For viewing documents, looking at photos and watching videos - the screen simply excelled at everything. Video performance was as good as we've seen on a netbook. Our testing, with high definition 1080p WMV movie didn't pixelate or have any problems when played in fullscreen.
Performance was excellent. Driven by an Intel N450 processor clocked at 1.66GHz with IGB of memory, the VAIO W coped with everything we'd expect from a netbook. Add in another stick of memory would give Windows 7 a nice boost.
The software side of things was covered off with Windows 7 Starter. While this can be easily updated using the Windows Anytime Upgrade service, we think that such a high-end unit ought to come with a superior version. We were also a touch annoyed by the lack of a full productivity suite. There's a 60 day trial of Microsoft Office installed but we'd expect a little more from a premium reseller like Sony. There was also a lot of Sony software pre-installed. It's be nice if it could all be integrated somehow as, even though it all seemed like reasonable software, it felt like there was a lot of stuff there cluttering up the Start menu. Of the available 224GB, the operating system and preinstalled software used about 13GB.

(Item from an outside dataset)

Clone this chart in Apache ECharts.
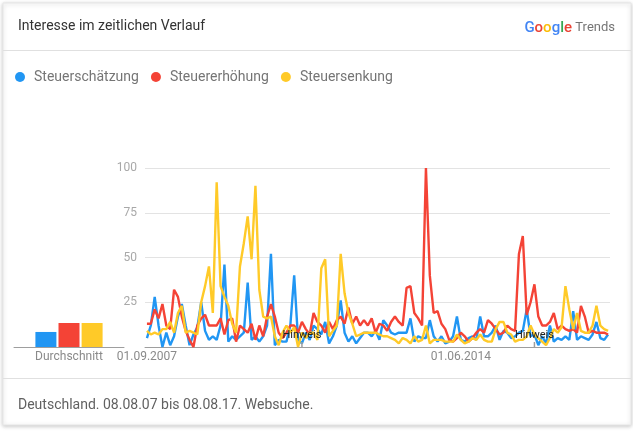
<!DOCTYPE html>
<html><head><meta charset="utf-8">
<script src="https://cdn.jsdelivr.net/npm/echarts@6/dist/echarts.min.js"></script>
<style>html,body{margin:0;padding:0;background:#fff}#c{width:633px;height:431px}</style>
</head><body><div id="c"></div>
<script>
const seriesNames = ['Steuerschätzung', 'Steuererhöhung', 'Steuersenkung'];
const colors = ['#2196f3', '#f44336', '#ffca28'];
const avgCategory = ['Durchschnitt'];
const averages = [8.4, 13.4, 13.4];
const xTickIdx = [0, 81];
const hinweisIdx = [40, 100];
const hinweisText = 'Hinweis';
const titleText = 'Interesse im zeitlichen Verlauf';
const footerText = 'Deutschland. 08.08.07 bis 08.08.17. Websuche.';

// monthly categories 01.09.2007 .. 01.08.2017
const categories = [];
for (let k = 0; k < 120; k++) {
  const m = (8 + k) % 12 + 1;
  const y = 2007 + Math.floor((8 + k) / 12);
  categories.push('01.' + String(m).padStart(2, '0') + '.' + y);
}

const steuerschaetzung = [
  5,12,28,12,0,8,1,6,17,24,12,1,7,11,25,9,4,6,4,
  12,46,3,6,4,6,8,36,4,6,3,6,12,52,1,4,3,3,12,
  40,4,2,8,4,12,10,7,14,2,6,12,26,8,3,6,2,5,8,
  8,6,9,4,15,12,8,7,8,8,8,16,3,6,5,5,15,6,3,6,2,
  3,6,17,4,3,5,6,4,17,6,6,8,12,4,9,8,5,6,8,9,
  21,6,7,1,6,2,12,3,5,4,6,4,20,4,6,5,4,7,14,5,4,7
];
const steuererhoehung = [
  13,13,21,16,24,12,10,32,28,17,9,4,0,12,16,18,12,12,12,
  16,7,15,16,3,12,10,8,13,4,12,6,17,24,17,8,5,8,12,
  12,8,14,10,7,19,14,12,8,14,10,15,17,13,22,13,17,12,15,
  12,16,8,13,12,9,14,17,14,12,33,34,19,16,12,100,40,19,20,13,10,
  4,3,5,8,6,3,5,8,10,8,15,13,10,7,8,12,10,9,52,62,
  18,25,35,17,12,12,14,19,10,12,10,9,10,8,23,17,8,9,8,8,8,7
];
const steuersenkung = [
  9,7,8,7,10,10,14,8,19,23,8,9,8,7,25,34,45,19,92,
  34,28,23,13,8,45,58,73,49,90,32,17,16,17,6,1,8,12,8,
  11,0,8,5,8,8,4,44,49,6,9,12,52,30,19,13,6,7,8,
  8,8,8,7,6,6,5,4,2,5,4,2,6,3,4,12,2,4,4,4,3,
  3,3,7,4,2,3,5,4,7,4,3,3,10,14,14,8,7,3,4,4,
  6,12,7,5,3,1,5,10,8,11,34,21,10,19,9,8,8,12,23,12,10,9
];
const lineData = [steuerschaetzung, steuererhoehung, steuersenkung];

const chart = echarts.init(document.getElementById('c'));
const series = [];
seriesNames.forEach((n, k) => {
  series.push({
    type: 'bar', name: n, xAxisIndex: 0, yAxisIndex: 0,
    data: [averages[k]], barWidth: 21, barGap: '10%',
    itemStyle: { color: colors[k] }, silent: true
  });
});
seriesNames.forEach((n, k) => {
  series.push({
    type: 'line', name: n, xAxisIndex: 1, yAxisIndex: 1,
    data: lineData[k], showSymbol: false, symbol: 'none',
    lineStyle: { width: 2.4, color: colors[k] }, itemStyle: { color: colors[k] }
  });
});
series.push({
  type: 'line', name: 'hinweis', xAxisIndex: 1, yAxisIndex: 1, data: [],
  markPoint: {
    symbol: 'rect', symbolSize: [1.5, 5], symbolOffset: [0, -2.5],
    itemStyle: { color: '#9e9e9e' },
    label: { show: true, formatter: hinweisText, position: 'top', distance: 1, color: '#222', fontSize: 11, fontFamily: 'Roboto' },
    data: hinweisIdx.map(i => ({ coord: [categories[i], 0] }))
  }
});

chart.setOption({
  animation: false,
  textStyle: { fontFamily: 'Roboto' },
  legend: {
    data: seriesNames, left: 10, top: 65, icon: 'circle',
    itemWidth: 18, itemHeight: 10, itemGap: 12,
    textStyle: { color: '#757575', fontSize: 14, fontFamily: 'Roboto' }
  },
  grid: [
    { left: 14, width: 110, top: 168, height: 179 },
    { left: 145, width: 465, top: 168, height: 179 }
  ],
  xAxis: [
    { gridIndex: 0, type: 'category', data: avgCategory,
      axisLine: { lineStyle: { color: '#9e9e9e' } }, axisTick: { show: false },
      axisLabel: { color: '#8a8a8a', fontSize: 12, margin: 4 } },
    { gridIndex: 1, type: 'category', data: categories, boundaryGap: true,
      axisLine: { lineStyle: { color: '#9e9e9e' } }, axisTick: { show: false },
      axisLabel: { color: '#8a8a8a', fontSize: 12, margin: 4, interval: (i) => xTickIdx.includes(i) } }
  ],
  yAxis: [
    { gridIndex: 0, type: 'value', min: 0, max: 100, show: false },
    { gridIndex: 1, type: 'value', min: 0, max: 100, interval: 25,
      axisLine: { show: false }, axisTick: { show: false },
      splitLine: { lineStyle: { color: '#e3e3e3' } },
      axisLabel: { color: '#a8a8a8', fontSize: 12, margin: 8, formatter: v => v === 0 ? '' : v } }
  ],
  graphic: [
    { type: 'rect', z: -10, shape: { x: 3, y: 3, width: 628, height: 422 },
      style: { fill: '#fff', stroke: '#e6e6e6', lineWidth: 1, shadowBlur: 4, shadowColor: 'rgba(0,0,0,0.22)', shadowOffsetY: 1 } },
    { type: 'line', z: -9, shape: { x1: 3, y1: 50.5, x2: 631, y2: 50.5 }, style: { stroke: '#e0e0e0', lineWidth: 1 } },
    { type: 'line', z: -9, shape: { x1: 3, y1: 378.5, x2: 631, y2: 378.5 }, style: { stroke: '#e0e0e0', lineWidth: 1 } },
    { type: 'text', x: 18, y: 26, style: { text: titleText, font: '14px Roboto', fill: '#333', verticalAlign: 'middle' } },
    { type: 'text', x: 615, y: 28, style: {
        text: '{b|G}{r|o}{y|o}{b|g}{g|l}{r|e} {t|Trends}', align: 'right', verticalAlign: 'middle',
        rich: {
          b: { fill: '#4285f4', fontSize: 15, fontFamily: 'Roboto', fontWeight: 500 },
          r: { fill: '#ea4335', fontSize: 15, fontFamily: 'Roboto', fontWeight: 500 },
          y: { fill: '#fbbc05', fontSize: 15, fontFamily: 'Roboto', fontWeight: 500 },
          g: { fill: '#34a853', fontSize: 15, fontFamily: 'Roboto', fontWeight: 500 },
          t: { fill: '#757575', fontSize: 13, fontFamily: 'Roboto' }
        } } },
    { type: 'text', x: 18, y: 405, style: { text: footerText, font: '14px Roboto', fill: '#616161', verticalAlign: 'middle' } }
  ],
  series: series
});
</script></body></html>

The keyboard had nice feel with soft, yet responsive keys. Like all 10 inch netbooks, the keyboard is a little cramped but the separation between the keys gives the illusion of a larger keyboard. The touchpad was a little larger than most - a good thing for moving the pointer across the high-resolution display. Taps on touchpad were responsive and there buttons for left and right clicks as well.
Battery life was on par with most of the current generation of netbooks. Our rundown test, running a looped high definition movie in full screen mode with WiFi and Bluetooth active, found that the VAIO W could run for six hours - easily translating into a working day's usage. Our only complaint is that the battery adds significantly to the VAIO W's bulk. The battery's shape is moulded so that it raises the back of the unit so that the keyboard is on a slight angle. Unfortunately, this makes the back edge of the netbook much thicker than the front edge. And this isn't a gradual, wedge shape. It looks like an ugly bump in our view.
At $850, the VAIO is definitely priced at the premium end of the market. The question is "Is it worth it?" Although the screen is spectacular, we're not convinced that it's enough. The rest of the unit is competent but unspectacular. For around $200 less a similarly equipped netbook with a high resolution display can be had.